* START Record extracts *
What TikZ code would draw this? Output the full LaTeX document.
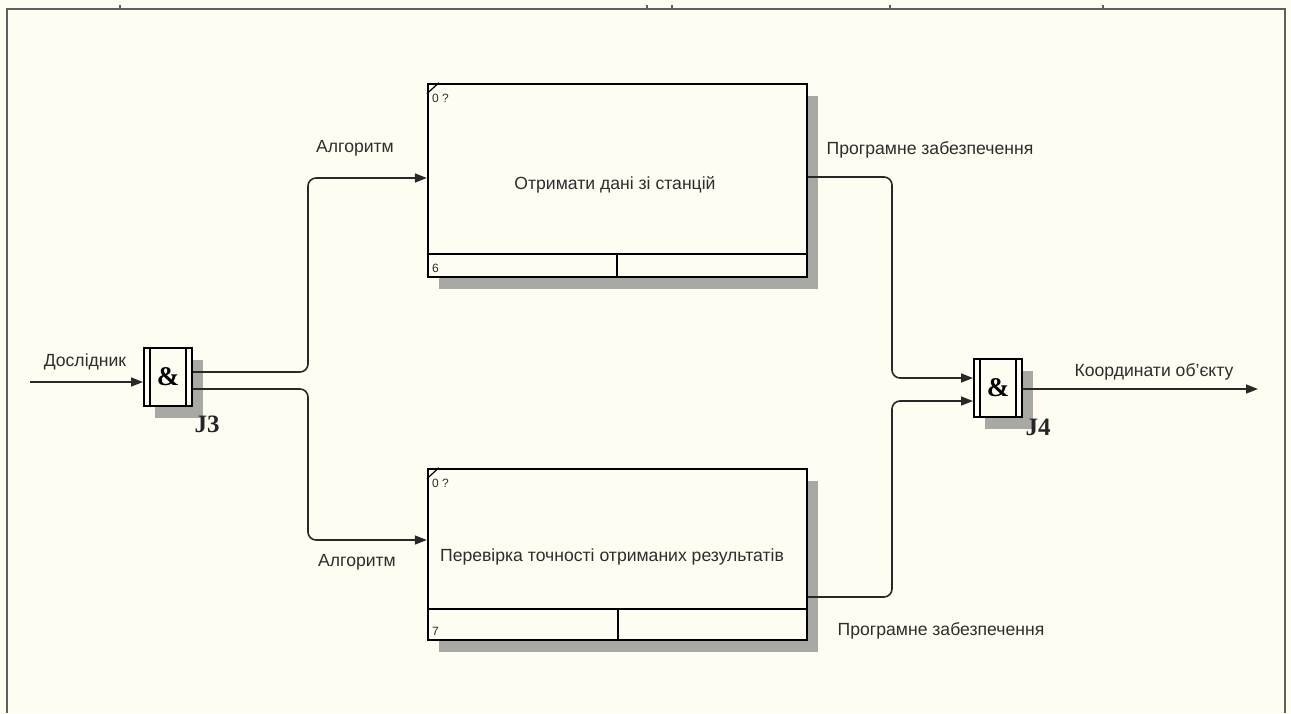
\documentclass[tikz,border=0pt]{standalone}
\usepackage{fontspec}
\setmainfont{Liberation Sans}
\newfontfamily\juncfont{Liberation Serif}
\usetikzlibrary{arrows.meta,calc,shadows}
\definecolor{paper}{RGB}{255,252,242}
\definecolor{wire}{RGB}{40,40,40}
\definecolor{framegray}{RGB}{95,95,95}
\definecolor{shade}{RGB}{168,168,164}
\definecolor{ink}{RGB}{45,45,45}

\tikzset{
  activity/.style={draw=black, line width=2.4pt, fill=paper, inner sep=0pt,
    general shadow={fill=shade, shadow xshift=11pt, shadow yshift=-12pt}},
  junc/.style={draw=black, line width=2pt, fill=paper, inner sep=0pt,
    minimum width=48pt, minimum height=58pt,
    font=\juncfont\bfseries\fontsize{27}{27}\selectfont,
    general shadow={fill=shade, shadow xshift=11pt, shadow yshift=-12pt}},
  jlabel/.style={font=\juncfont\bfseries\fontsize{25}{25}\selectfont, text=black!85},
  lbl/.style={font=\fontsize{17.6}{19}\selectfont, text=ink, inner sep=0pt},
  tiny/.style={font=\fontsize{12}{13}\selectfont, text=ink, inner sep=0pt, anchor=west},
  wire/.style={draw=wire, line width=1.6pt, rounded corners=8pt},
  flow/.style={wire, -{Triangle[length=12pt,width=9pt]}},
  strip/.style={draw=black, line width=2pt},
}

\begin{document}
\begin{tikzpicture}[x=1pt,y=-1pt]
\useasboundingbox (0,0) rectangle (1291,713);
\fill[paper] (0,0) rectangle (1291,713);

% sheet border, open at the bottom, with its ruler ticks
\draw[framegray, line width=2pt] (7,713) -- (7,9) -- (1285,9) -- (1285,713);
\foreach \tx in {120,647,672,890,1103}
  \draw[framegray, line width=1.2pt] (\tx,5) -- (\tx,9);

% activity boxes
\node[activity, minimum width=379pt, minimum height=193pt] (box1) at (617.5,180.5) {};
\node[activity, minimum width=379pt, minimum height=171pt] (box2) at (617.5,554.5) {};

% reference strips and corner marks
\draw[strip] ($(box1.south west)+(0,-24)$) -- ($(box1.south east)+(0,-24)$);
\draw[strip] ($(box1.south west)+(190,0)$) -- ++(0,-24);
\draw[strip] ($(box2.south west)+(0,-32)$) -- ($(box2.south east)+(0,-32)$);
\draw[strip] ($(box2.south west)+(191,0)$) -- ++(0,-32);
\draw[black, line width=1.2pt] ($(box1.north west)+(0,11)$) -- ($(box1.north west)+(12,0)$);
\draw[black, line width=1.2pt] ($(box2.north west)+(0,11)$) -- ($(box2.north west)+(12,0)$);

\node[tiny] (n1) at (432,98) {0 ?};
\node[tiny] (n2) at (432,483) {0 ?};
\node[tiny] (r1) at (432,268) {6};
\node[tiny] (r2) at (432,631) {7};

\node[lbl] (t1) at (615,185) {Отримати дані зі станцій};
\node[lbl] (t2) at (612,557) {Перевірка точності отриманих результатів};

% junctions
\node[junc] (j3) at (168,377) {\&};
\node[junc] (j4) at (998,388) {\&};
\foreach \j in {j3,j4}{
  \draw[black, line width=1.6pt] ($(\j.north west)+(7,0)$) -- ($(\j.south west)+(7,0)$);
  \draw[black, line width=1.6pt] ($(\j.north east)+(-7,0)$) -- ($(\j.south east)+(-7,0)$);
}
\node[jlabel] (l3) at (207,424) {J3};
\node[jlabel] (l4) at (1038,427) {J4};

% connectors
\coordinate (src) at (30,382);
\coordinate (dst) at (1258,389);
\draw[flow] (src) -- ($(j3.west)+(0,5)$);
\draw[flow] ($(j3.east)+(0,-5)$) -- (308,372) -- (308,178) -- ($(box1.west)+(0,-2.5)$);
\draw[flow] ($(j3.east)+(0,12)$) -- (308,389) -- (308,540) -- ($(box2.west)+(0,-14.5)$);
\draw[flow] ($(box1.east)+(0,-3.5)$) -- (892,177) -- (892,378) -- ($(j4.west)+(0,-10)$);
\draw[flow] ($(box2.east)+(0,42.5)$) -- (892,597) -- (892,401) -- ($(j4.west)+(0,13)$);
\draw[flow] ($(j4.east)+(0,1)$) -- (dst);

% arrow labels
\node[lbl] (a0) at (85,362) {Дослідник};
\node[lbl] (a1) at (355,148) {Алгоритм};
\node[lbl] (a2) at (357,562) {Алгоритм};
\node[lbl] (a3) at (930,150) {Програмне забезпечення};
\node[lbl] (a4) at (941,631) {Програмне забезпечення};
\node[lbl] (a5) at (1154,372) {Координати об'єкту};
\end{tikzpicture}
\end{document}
* END Record extracts *
* START Record extracts *
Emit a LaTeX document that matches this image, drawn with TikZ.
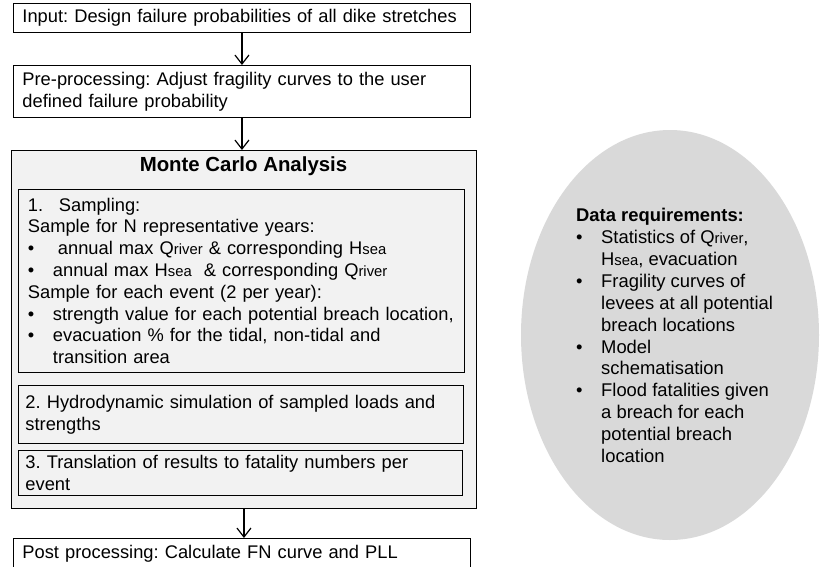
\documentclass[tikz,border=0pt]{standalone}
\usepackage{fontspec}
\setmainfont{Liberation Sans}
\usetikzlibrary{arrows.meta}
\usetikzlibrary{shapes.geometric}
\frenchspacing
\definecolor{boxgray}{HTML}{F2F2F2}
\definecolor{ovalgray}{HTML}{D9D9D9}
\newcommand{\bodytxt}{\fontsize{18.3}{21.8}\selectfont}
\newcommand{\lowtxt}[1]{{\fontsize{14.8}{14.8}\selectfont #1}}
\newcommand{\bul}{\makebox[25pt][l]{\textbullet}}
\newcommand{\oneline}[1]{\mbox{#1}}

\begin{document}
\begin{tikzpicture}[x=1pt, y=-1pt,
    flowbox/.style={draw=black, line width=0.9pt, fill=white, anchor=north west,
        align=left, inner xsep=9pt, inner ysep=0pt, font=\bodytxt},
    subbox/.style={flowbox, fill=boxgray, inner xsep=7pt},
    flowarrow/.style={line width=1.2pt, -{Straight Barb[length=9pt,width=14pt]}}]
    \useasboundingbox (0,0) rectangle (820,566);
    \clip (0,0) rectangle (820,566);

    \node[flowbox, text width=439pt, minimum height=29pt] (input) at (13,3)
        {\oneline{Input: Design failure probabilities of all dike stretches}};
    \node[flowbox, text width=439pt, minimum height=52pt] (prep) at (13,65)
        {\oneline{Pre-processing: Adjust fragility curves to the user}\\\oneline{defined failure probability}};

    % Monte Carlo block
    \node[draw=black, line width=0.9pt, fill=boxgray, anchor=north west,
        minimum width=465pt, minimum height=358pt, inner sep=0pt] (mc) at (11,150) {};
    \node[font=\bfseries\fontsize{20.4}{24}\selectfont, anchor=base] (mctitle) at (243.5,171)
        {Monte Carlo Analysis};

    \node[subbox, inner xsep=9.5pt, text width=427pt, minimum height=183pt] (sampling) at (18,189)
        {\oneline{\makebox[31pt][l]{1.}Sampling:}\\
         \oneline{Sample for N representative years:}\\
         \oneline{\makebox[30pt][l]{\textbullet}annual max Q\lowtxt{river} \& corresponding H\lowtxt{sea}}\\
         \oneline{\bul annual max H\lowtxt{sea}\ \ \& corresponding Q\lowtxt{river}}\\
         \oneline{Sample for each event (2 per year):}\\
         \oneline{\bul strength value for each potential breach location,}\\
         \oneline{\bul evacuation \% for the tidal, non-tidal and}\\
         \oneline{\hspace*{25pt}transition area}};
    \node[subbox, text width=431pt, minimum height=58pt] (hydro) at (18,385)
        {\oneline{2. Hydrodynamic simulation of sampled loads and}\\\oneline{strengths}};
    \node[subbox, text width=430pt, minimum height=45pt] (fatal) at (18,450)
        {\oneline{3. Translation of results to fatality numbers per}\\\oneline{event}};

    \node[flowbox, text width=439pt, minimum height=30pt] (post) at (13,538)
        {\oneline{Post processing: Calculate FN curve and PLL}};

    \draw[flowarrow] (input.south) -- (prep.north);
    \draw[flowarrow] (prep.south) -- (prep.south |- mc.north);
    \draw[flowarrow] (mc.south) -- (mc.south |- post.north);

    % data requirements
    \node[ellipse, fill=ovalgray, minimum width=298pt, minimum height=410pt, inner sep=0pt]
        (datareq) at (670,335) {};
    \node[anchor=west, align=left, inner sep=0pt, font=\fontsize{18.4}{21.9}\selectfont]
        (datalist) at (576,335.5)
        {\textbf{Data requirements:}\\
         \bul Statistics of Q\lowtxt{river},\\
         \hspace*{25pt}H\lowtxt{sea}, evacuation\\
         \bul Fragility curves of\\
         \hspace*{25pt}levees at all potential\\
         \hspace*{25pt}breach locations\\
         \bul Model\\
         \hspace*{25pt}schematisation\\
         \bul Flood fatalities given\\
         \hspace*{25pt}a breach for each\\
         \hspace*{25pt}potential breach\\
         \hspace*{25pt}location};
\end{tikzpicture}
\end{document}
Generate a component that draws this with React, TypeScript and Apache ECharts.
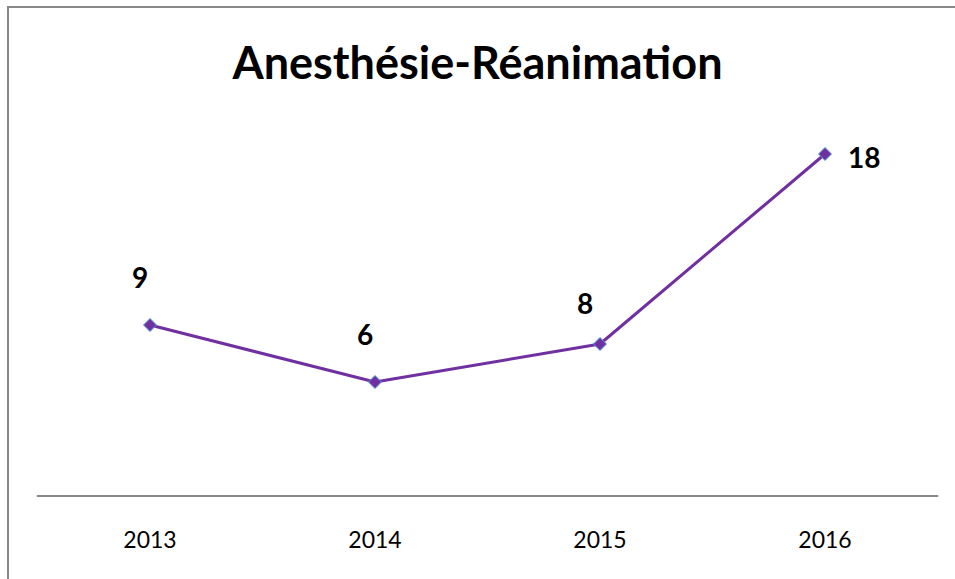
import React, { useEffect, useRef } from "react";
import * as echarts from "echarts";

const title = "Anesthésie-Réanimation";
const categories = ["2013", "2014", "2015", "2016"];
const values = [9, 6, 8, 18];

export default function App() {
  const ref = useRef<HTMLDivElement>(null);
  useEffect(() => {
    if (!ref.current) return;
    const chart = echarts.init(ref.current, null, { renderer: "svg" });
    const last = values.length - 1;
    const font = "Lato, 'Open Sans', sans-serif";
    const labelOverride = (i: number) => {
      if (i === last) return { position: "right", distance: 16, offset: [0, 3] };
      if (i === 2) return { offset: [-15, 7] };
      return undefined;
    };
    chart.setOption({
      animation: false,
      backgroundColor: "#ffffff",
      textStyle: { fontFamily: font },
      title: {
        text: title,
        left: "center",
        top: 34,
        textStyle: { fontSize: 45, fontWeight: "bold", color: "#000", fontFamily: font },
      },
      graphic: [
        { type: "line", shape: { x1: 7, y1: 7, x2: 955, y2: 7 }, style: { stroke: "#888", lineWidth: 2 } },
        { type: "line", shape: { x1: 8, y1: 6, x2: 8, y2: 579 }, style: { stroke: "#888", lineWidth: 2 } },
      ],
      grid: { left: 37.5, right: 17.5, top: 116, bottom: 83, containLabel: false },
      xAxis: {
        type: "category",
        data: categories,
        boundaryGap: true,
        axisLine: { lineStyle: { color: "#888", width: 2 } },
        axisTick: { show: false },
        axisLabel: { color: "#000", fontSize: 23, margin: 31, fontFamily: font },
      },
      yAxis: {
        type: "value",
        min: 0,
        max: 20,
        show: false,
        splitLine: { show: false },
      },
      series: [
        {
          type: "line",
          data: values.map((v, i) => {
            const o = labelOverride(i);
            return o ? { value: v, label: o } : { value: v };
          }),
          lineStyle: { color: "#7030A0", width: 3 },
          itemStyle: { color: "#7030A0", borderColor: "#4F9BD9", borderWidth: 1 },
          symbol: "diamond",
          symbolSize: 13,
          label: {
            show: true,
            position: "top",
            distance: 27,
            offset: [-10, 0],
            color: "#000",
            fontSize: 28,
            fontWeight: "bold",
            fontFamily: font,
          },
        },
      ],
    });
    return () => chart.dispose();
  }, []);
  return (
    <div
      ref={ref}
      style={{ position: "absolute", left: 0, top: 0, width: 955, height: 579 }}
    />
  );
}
* END Record extracts *
* START Record extracts *
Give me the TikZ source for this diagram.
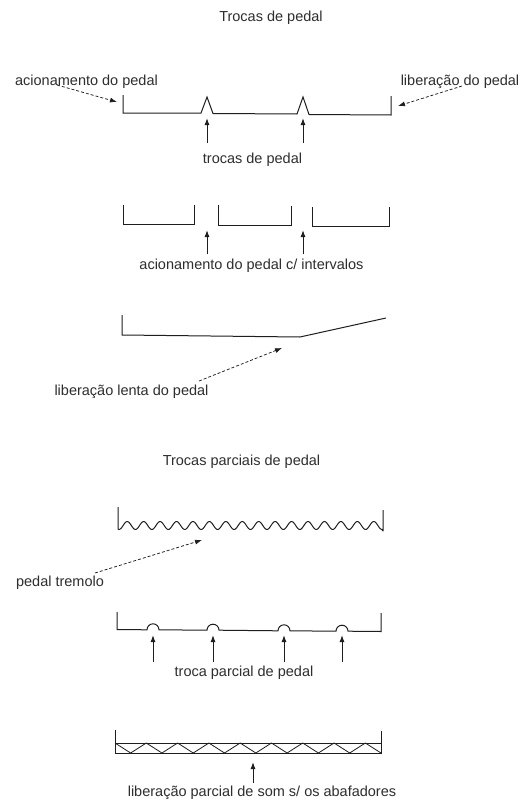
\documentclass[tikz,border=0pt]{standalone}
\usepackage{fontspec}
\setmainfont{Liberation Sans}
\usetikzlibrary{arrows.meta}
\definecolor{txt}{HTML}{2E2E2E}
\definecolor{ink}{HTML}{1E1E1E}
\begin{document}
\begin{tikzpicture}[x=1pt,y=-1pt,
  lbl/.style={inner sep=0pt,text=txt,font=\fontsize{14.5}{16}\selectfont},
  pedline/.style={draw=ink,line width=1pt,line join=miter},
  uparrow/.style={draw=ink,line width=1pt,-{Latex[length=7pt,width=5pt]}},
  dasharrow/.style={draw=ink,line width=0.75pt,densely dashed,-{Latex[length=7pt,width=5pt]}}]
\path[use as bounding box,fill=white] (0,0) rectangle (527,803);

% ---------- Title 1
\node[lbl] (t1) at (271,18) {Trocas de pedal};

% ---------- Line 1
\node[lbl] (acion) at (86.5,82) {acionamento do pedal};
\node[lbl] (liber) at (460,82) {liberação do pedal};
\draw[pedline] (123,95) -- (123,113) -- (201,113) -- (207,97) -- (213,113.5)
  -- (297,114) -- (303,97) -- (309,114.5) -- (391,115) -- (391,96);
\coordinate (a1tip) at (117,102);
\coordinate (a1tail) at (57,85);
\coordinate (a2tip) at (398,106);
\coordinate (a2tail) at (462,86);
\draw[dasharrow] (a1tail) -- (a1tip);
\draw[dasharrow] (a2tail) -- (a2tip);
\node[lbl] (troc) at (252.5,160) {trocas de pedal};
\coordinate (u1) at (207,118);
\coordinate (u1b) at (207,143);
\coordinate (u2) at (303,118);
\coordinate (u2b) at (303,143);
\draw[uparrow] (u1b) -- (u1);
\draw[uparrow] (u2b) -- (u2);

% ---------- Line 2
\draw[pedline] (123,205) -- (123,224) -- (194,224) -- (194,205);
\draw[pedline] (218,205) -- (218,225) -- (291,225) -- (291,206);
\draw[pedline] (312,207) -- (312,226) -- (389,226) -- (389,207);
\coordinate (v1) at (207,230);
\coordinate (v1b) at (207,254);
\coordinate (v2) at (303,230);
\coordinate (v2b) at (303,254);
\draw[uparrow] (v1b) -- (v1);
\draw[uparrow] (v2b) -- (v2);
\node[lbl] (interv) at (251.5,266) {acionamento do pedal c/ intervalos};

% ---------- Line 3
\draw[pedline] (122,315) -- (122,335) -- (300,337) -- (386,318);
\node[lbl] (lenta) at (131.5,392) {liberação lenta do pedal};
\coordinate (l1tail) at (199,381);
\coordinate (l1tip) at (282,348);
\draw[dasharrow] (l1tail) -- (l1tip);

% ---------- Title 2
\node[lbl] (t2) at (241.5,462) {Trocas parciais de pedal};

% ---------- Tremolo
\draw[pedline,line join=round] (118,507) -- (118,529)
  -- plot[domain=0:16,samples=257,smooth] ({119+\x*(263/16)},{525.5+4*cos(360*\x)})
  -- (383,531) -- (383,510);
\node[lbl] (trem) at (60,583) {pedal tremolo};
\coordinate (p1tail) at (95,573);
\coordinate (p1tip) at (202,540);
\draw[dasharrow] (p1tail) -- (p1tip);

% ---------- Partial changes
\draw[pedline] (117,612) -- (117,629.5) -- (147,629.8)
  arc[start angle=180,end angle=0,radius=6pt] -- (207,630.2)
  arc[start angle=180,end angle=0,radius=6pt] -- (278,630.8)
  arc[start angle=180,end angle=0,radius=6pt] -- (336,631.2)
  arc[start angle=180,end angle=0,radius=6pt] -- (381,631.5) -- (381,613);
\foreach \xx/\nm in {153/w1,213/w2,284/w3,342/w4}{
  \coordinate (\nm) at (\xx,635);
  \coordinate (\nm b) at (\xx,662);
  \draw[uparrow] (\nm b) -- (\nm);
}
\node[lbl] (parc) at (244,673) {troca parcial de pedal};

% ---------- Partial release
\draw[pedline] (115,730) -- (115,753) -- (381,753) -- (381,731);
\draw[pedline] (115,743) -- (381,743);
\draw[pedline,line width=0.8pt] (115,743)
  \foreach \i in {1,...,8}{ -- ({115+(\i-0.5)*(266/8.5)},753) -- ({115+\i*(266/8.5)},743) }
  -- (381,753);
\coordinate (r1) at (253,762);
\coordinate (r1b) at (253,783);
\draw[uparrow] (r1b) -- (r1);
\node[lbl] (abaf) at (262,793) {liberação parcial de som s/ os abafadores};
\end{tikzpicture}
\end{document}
* END Record extracts *
__Exercise goal__
Only the lines from the one holding "Generate a component" to the one holding "const values = [9, 6, 8, 18];" should be returned, both included and exactly as written, with no pictures.

__Result of this task__
Generate a component that draws this with React, TypeScript and Apache ECharts.
import React, { useEffect, useRef } from "react";
import * as echarts from "echarts";

const title = "Anesthésie-Réanimation";
const categories = ["2013", "2014", "2015", "2016"];
const values = [9, 6, 8, 18];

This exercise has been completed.